*Work instructions:* Restate each line word for word. Leave out every picture.
--- START ---
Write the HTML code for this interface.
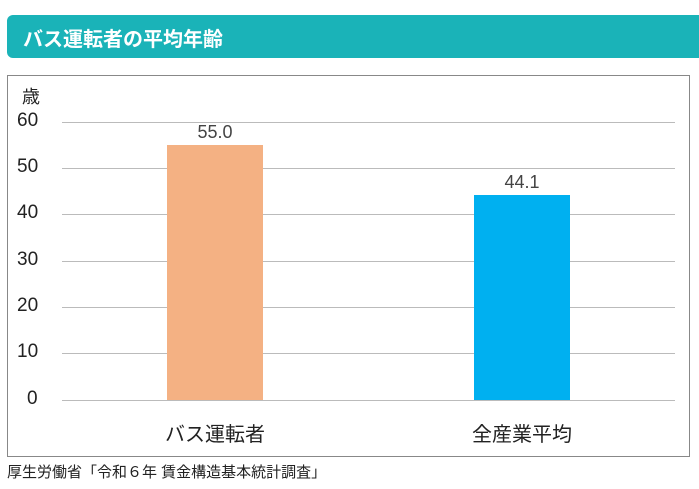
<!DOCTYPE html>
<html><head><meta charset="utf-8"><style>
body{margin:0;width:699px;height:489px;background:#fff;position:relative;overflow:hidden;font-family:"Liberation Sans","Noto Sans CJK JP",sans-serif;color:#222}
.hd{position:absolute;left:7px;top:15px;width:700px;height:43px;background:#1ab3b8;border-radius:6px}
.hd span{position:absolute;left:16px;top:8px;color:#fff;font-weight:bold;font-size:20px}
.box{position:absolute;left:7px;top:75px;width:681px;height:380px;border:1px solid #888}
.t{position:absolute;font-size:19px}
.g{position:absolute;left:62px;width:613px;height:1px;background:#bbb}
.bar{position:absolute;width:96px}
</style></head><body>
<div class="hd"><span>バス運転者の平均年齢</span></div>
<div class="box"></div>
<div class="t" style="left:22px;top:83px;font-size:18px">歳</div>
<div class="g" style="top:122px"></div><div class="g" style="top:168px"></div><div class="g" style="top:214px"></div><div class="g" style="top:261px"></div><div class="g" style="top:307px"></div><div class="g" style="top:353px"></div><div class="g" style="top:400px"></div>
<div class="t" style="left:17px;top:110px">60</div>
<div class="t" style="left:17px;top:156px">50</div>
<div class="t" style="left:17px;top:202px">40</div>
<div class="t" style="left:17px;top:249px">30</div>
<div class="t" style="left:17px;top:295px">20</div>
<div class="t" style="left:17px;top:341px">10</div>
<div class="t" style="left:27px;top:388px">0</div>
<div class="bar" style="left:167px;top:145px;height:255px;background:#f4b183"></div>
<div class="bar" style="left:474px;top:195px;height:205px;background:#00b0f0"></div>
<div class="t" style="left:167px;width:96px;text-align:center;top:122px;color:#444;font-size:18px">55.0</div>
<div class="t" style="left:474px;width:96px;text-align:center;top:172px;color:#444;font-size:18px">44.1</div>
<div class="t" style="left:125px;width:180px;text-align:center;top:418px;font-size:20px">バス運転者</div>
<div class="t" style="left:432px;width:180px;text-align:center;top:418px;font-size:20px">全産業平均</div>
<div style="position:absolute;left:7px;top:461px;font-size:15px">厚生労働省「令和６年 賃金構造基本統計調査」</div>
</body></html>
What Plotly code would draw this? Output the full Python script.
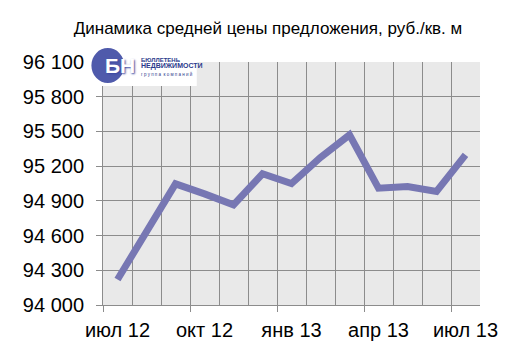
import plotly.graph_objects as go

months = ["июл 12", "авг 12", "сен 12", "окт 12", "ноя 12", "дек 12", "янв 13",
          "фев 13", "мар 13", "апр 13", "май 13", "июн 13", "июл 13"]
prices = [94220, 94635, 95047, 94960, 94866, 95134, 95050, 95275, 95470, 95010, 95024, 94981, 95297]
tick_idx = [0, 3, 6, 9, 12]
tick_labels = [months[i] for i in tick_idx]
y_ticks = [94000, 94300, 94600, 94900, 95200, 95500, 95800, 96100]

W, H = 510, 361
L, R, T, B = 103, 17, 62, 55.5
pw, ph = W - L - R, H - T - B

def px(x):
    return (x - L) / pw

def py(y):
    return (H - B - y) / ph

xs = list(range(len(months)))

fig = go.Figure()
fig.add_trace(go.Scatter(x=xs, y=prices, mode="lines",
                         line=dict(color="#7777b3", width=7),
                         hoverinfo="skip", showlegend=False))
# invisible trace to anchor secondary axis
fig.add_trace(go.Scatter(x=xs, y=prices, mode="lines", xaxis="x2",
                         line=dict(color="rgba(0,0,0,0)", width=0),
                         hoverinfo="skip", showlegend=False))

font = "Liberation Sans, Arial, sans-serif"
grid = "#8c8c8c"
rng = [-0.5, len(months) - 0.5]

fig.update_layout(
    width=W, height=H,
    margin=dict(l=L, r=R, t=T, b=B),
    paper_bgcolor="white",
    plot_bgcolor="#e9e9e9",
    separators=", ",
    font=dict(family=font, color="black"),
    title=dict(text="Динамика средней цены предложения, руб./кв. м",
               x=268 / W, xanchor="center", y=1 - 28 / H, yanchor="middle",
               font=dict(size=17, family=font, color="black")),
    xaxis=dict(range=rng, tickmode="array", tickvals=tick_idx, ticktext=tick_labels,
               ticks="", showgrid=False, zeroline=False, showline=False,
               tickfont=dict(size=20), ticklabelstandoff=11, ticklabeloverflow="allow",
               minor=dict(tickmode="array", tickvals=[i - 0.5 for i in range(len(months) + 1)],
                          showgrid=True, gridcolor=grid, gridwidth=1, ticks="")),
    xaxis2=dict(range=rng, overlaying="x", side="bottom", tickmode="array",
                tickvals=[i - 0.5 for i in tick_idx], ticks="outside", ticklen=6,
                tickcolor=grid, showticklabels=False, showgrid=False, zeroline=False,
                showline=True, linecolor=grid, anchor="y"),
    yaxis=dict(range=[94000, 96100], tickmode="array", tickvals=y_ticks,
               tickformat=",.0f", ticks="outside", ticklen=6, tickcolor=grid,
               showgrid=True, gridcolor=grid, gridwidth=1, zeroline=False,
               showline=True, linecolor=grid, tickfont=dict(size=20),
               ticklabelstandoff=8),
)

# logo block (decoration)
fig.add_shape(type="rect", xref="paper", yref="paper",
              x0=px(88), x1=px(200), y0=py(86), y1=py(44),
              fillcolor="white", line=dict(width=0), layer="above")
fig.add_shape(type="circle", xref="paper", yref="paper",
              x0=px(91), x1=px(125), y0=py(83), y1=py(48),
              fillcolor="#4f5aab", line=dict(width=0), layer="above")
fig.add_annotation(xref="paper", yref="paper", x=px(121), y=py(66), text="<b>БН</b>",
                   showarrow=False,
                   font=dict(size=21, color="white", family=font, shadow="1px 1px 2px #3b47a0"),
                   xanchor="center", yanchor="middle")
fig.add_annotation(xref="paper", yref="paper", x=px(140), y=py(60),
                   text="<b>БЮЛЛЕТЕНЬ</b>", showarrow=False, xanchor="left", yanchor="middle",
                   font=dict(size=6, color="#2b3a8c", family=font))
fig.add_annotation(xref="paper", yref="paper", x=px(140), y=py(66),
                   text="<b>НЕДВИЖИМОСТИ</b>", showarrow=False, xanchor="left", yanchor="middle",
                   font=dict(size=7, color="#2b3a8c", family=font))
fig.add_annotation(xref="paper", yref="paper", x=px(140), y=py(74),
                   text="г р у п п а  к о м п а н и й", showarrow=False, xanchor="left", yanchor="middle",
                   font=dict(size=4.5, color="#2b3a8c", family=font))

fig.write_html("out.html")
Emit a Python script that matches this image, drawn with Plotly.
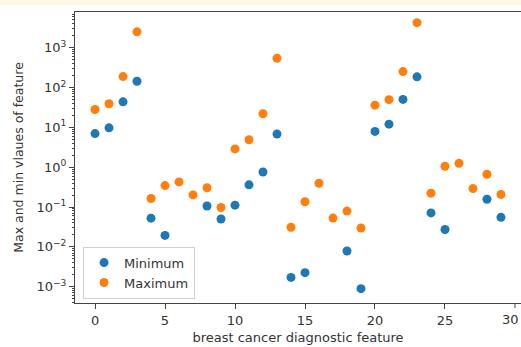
--- END ---
*Result for this task:*
Write the HTML code for this interface.
<!DOCTYPE html>
<html><head><meta charset="utf-8"><style>
body{margin:0;width:699px;height:489px;background:#fff;position:relative;overflow:hidden;font-family:"Liberation Sans","Noto Sans CJK JP",sans-serif;color:#222}
.hd{position:absolute;left:7px;top:15px;width:700px;height:43px;background:#1ab3b8;border-radius:6px}
.hd span{position:absolute;left:16px;top:8px;color:#fff;font-weight:bold;font-size:20px}
.box{position:absolute;left:7px;top:75px;width:681px;height:380px;border:1px solid #888}
.t{position:absolute;font-size:19px}
.g{position:absolute;left:62px;width:613px;height:1px;background:#bbb}
.bar{position:absolute;width:96px}
</style></head><body>
<div class="hd"><span>バス運転者の平均年齢</span></div>
<div class="box"></div>
<div class="t" style="left:22px;top:83px;font-size:18px">歳</div>
<div class="g" style="top:122px"></div><div class="g" style="top:168px"></div><div class="g" style="top:214px"></div><div class="g" style="top:261px"></div><div class="g" style="top:307px"></div><div class="g" style="top:353px"></div><div class="g" style="top:400px"></div>
<div class="t" style="left:17px;top:110px">60</div>
<div class="t" style="left:17px;top:156px">50</div>
<div class="t" style="left:17px;top:202px">40</div>
<div class="t" style="left:17px;top:249px">30</div>
<div class="t" style="left:17px;top:295px">20</div>
<div class="t" style="left:17px;top:341px">10</div>
<div class="t" style="left:27px;top:388px">0</div>
<div class="bar" style="left:167px;top:145px;height:255px;background:#f4b183"></div>
<div class="bar" style="left:474px;top:195px;height:205px;background:#00b0f0"></div>
<div class="t" style="left:167px;width:96px;text-align:center;top:122px;color:#444;font-size:18px">55.0</div>
<div class="t" style="left:474px;width:96px;text-align:center;top:172px;color:#444;font-size:18px">44.1</div>
<div class="t" style="left:125px;width:180px;text-align:center;top:418px;font-size:20px">バス運転者</div>
<div class="t" style="left:432px;width:180px;text-align:center;top:418px;font-size:20px">全産業平均</div>
<div style="position:absolute;left:7px;top:461px;font-size:15px">厚生労働省「令和６年 賃金構造基本統計調査」</div>
</body></html>
What Plotly code would draw this? Output the full Python script.
import plotly.graph_objects as go

months = ["июл 12", "авг 12", "сен 12", "окт 12", "ноя 12", "дек 12", "янв 13",
          "фев 13", "мар 13", "апр 13", "май 13", "июн 13", "июл 13"]
prices = [94220, 94635, 95047, 94960, 94866, 95134, 95050, 95275, 95470, 95010, 95024, 94981, 95297]
tick_idx = [0, 3, 6, 9, 12]
tick_labels = [months[i] for i in tick_idx]
y_ticks = [94000, 94300, 94600, 94900, 95200, 95500, 95800, 96100]

W, H = 510, 361
L, R, T, B = 103, 17, 62, 55.5
pw, ph = W - L - R, H - T - B

def px(x):
    return (x - L) / pw

def py(y):
    return (H - B - y) / ph

xs = list(range(len(months)))

fig = go.Figure()
fig.add_trace(go.Scatter(x=xs, y=prices, mode="lines",
                         line=dict(color="#7777b3", width=7),
                         hoverinfo="skip", showlegend=False))
# invisible trace to anchor secondary axis
fig.add_trace(go.Scatter(x=xs, y=prices, mode="lines", xaxis="x2",
                         line=dict(color="rgba(0,0,0,0)", width=0),
                         hoverinfo="skip", showlegend=False))

font = "Liberation Sans, Arial, sans-serif"
grid = "#8c8c8c"
rng = [-0.5, len(months) - 0.5]

fig.update_layout(
    width=W, height=H,
    margin=dict(l=L, r=R, t=T, b=B),
    paper_bgcolor="white",
    plot_bgcolor="#e9e9e9",
    separators=", ",
    font=dict(family=font, color="black"),
    title=dict(text="Динамика средней цены предложения, руб./кв. м",
               x=268 / W, xanchor="center", y=1 - 28 / H, yanchor="middle",
               font=dict(size=17, family=font, color="black")),
    xaxis=dict(range=rng, tickmode="array", tickvals=tick_idx, ticktext=tick_labels,
               ticks="", showgrid=False, zeroline=False, showline=False,
               tickfont=dict(size=20), ticklabelstandoff=11, ticklabeloverflow="allow",
               minor=dict(tickmode="array", tickvals=[i - 0.5 for i in range(len(months) + 1)],
                          showgrid=True, gridcolor=grid, gridwidth=1, ticks="")),
    xaxis2=dict(range=rng, overlaying="x", side="bottom", tickmode="array",
                tickvals=[i - 0.5 for i in tick_idx], ticks="outside", ticklen=6,
                tickcolor=grid, showticklabels=False, showgrid=False, zeroline=False,
                showline=True, linecolor=grid, anchor="y"),
    yaxis=dict(range=[94000, 96100], tickmode="array", tickvals=y_ticks,
               tickformat=",.0f", ticks="outside", ticklen=6, tickcolor=grid,
               showgrid=True, gridcolor=grid, gridwidth=1, zeroline=False,
               showline=True, linecolor=grid, tickfont=dict(size=20),
               ticklabelstandoff=8),
)

# logo block (decoration)
fig.add_shape(type="rect", xref="paper", yref="paper",
              x0=px(88), x1=px(200), y0=py(86), y1=py(44),
              fillcolor="white", line=dict(width=0), layer="above")
fig.add_shape(type="circle", xref="paper", yref="paper",
              x0=px(91), x1=px(125), y0=py(83), y1=py(48),
              fillcolor="#4f5aab", line=dict(width=0), layer="above")
fig.add_annotation(xref="paper", yref="paper", x=px(121), y=py(66), text="<b>БН</b>",
                   showarrow=False,
                   font=dict(size=21, color="white", family=font, shadow="1px 1px 2px #3b47a0"),
                   xanchor="center", yanchor="middle")
fig.add_annotation(xref="paper", yref="paper", x=px(140), y=py(60),
                   text="<b>БЮЛЛЕТЕНЬ</b>", showarrow=False, xanchor="left", yanchor="middle",
                   font=dict(size=6, color="#2b3a8c", family=font))
fig.add_annotation(xref="paper", yref="paper", x=px(140), y=py(66),
                   text="<b>НЕДВИЖИМОСТИ</b>", showarrow=False, xanchor="left", yanchor="middle",
                   font=dict(size=7, color="#2b3a8c", family=font))
fig.add_annotation(xref="paper", yref="paper", x=px(140), y=py(74),
                   text="г р у п п а  к о м п а н и й", showarrow=False, xanchor="left", yanchor="middle",
                   font=dict(size=4.5, color="#2b3a8c", family=font))

fig.write_html("out.html")
Emit a Python script that matches this image, drawn with Plotly.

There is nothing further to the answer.